Southern

Cookbooks published in Southern states
Cookbooks published in Southern states

The Virginia Housewife by Mary Randolph (1824) is one of the first cookbooks to be published in the United States which was not an American edition of an English book. It is considered by some to be the first truly American cookbook and by all to be the first regional American cookbook (Feeding America). The book influenced generations of Southern cooks and it is still in print today.

Cookbooks published in the Southeast comprise only 6% of the Early American Cookbooks collection, but text analysis of this small number still shows a clear distinction when compared to the full set.  The over-represented terms show a number of distinctly southern terms such as Creole or Atlanta as well as ingredients associated with the south such as okra and pecans.
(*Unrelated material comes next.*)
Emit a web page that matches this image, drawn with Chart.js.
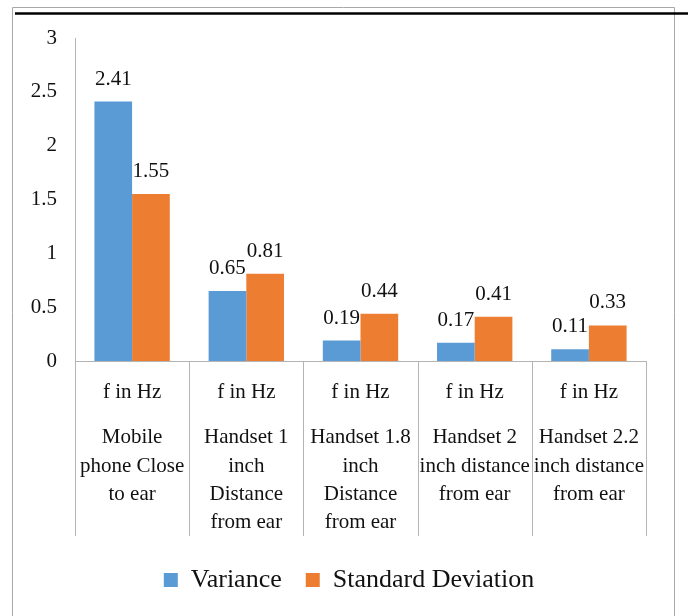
<!DOCTYPE html>
<html>
<head>
<meta charset="utf-8">
<script src="https://cdn.jsdelivr.net/npm/chart.js@4.4.1/dist/chart.umd.min.js"></script>
<style>
  html, body { margin: 0; padding: 0; background: #fff; }
  #wrap { width: 688px; height: 616px; position: relative; }
</style>
</head>
<body>
<div id="wrap"><canvas id="c" width="688" height="616"></canvas></div>
<script>
// Measurement unit shown under every group
const unitLabels = ['f in Hz', 'f in Hz', 'f in Hz', 'f in Hz', 'f in Hz'];
// Phone position for each group (one entry per text line)
const conditions = [
  ['Mobile', 'phone Close', 'to ear'],
  ['Handset 1', 'inch', 'Distance', 'from ear'],
  ['Handset 1.8', 'inch', 'Distance', 'from ear'],
  ['Handset 2', 'inch distance', 'from ear'],
  ['Handset 2.2', 'inch distance', 'from ear']
];
const variance = [2.41, 0.65, 0.19, 0.17, 0.11];
const stdDeviation = [1.55, 0.81, 0.44, 0.41, 0.33];
const yTicks = [0, 0.5, 1, 1.5, 2, 2.5, 3];

const FONT = 'Liberation Serif, Times New Roman, serif';
const TEXT = '#111111';
const AXIS = '#b4b4b4';
const DIVIDER_LENGTH = 175;

// Frame around the chart and the rule across its top
const framePlugin = {
  id: 'frame',
  beforeDraw(chart) {
    const ctx = chart.ctx;
    ctx.save();
    ctx.fillStyle = '#ffffff';
    ctx.fillRect(0, 0, chart.width, chart.height);
    ctx.strokeStyle = '#a8a8a8';
    ctx.lineWidth = 1;
    ctx.beginPath();
    ctx.moveTo(12.5, chart.height + 2);
    ctx.lineTo(12.5, 7.5);
    ctx.lineTo(674.5, 7.5);
    ctx.lineTo(674.5, chart.height + 2);
    ctx.stroke();
    ctx.strokeStyle = '#000000';
    ctx.lineWidth = 2.5;
    ctx.beginPath();
    ctx.moveTo(15, 13.5);
    ctx.lineTo(chart.width, 13.5);
    ctx.stroke();
    ctx.restore();
  }
};

// Value labels above bars and the dividers between category groups
const decorPlugin = {
  id: 'decor',
  afterDraw(chart) {
    const ctx = chart.ctx;
    const x = chart.scales.x;
    ctx.save();
    ctx.strokeStyle = AXIS;
    ctx.lineWidth = 1;
    const n = chart.data.labels.length;
    const w = (x.right - x.left) / n;
    ctx.beginPath();
    for (let i = 0; i <= n; i++) {
      const px = Math.round(x.left + i * w) + 0.5;
      ctx.moveTo(px, x.top);
      ctx.lineTo(px, x.top + DIVIDER_LENGTH);
    }
    ctx.stroke();

    ctx.font = '21px ' + FONT;
    ctx.fillStyle = TEXT;
    ctx.textAlign = 'center';
    ctx.textBaseline = 'alphabetic';
    chart.data.datasets.forEach((ds, i) => {
      const meta = chart.getDatasetMeta(i);
      meta.data.forEach((bar, j) => {
        ctx.fillText(String(ds.data[j]), bar.x, bar.y - 17);
      });
    });
    ctx.restore();
  }
};

new Chart(document.getElementById('c'), {
  type: 'bar',
  data: {
    labels: unitLabels,
    datasets: [
      { label: 'Variance', data: variance, backgroundColor: '#5b9bd5', borderWidth: 0,
        categoryPercentage: 0.66, barPercentage: 1 },
      { label: 'Standard Deviation', data: stdDeviation, backgroundColor: '#ed7d31', borderWidth: 0,
        categoryPercentage: 0.66, barPercentage: 1 }
    ]
  },
  options: {
    responsive: false,
    animation: false,
    devicePixelRatio: 1,
    layout: { padding: { left: 14, right: 4, top: 38, bottom: 13 } },
    plugins: {
      legend: {
        position: 'bottom',
        labels: {
          font: { family: FONT, size: 26 },
          color: TEXT,
          boxWidth: 14,
          boxHeight: 14,
          padding: 24
        }
      },
      tooltip: { enabled: false }
    },
    scales: {
      x: {
        type: 'category',
        offset: true,
        weight: 0,
        grid: { display: false, drawTicks: false },
        border: { display: true, color: AXIS },
        ticks: {
          font: { family: FONT, size: 21, lineHeight: 1.35 },
          color: TEXT, padding: 17, maxRotation: 0, autoSkip: false
        },
        afterFit(s) { s.height = 50; }
      },
      x2: {
        type: 'category',
        labels: conditions,
        position: 'bottom',
        offset: true,
        weight: 1,
        grid: { display: false, drawTicks: false },
        border: { display: false },
        ticks: {
          font: { family: FONT, size: 21, lineHeight: 1.35 },
          color: TEXT, padding: 12.5, maxRotation: 0, autoSkip: false
        },
        afterFit(s) { s.height = 132; }
      },
      y: {
        min: 0,
        max: 3,
        grid: { display: false, drawTicks: false },
        border: { display: true, color: AXIS },
        ticks: {
          font: { family: FONT, size: 21 },
          color: TEXT, padding: 18,
          callback: v => String(v)
        },
        afterBuildTicks(s) { s.ticks = yTicks.map(v => ({ value: v })); },
        afterFit(s) { s.width = 61; }
      },
      // empty right-hand margin of the plot
      yRight: {
        position: 'right',
        grid: { display: false, drawTicks: false },
        border: { display: false },
        ticks: { display: false },
        afterFit(s) { s.width = 38; }
      }
    }
  },
  plugins: [framePlugin, decorPlugin]
});
</script>
</body>
</html>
Citrus crops in Florida are represented by grapefruit and Sealdsweet, the brand name of a citrus company. 

Southern over-represented terms (Meandre Dunning Log Likelihood to Tagcloud Algorithm)
Southern over-represented terms (Meandre Dunning Log Likelihood to Tagcloud Algorithm)

This visualization was created by comparing two sets of texts,  cookbooks published in the South and the full Early American Cookbooks collection, using the Meandre Dunning Log-likelihood to Tagcloud algorithm in the HathiTrust Research Center Portal.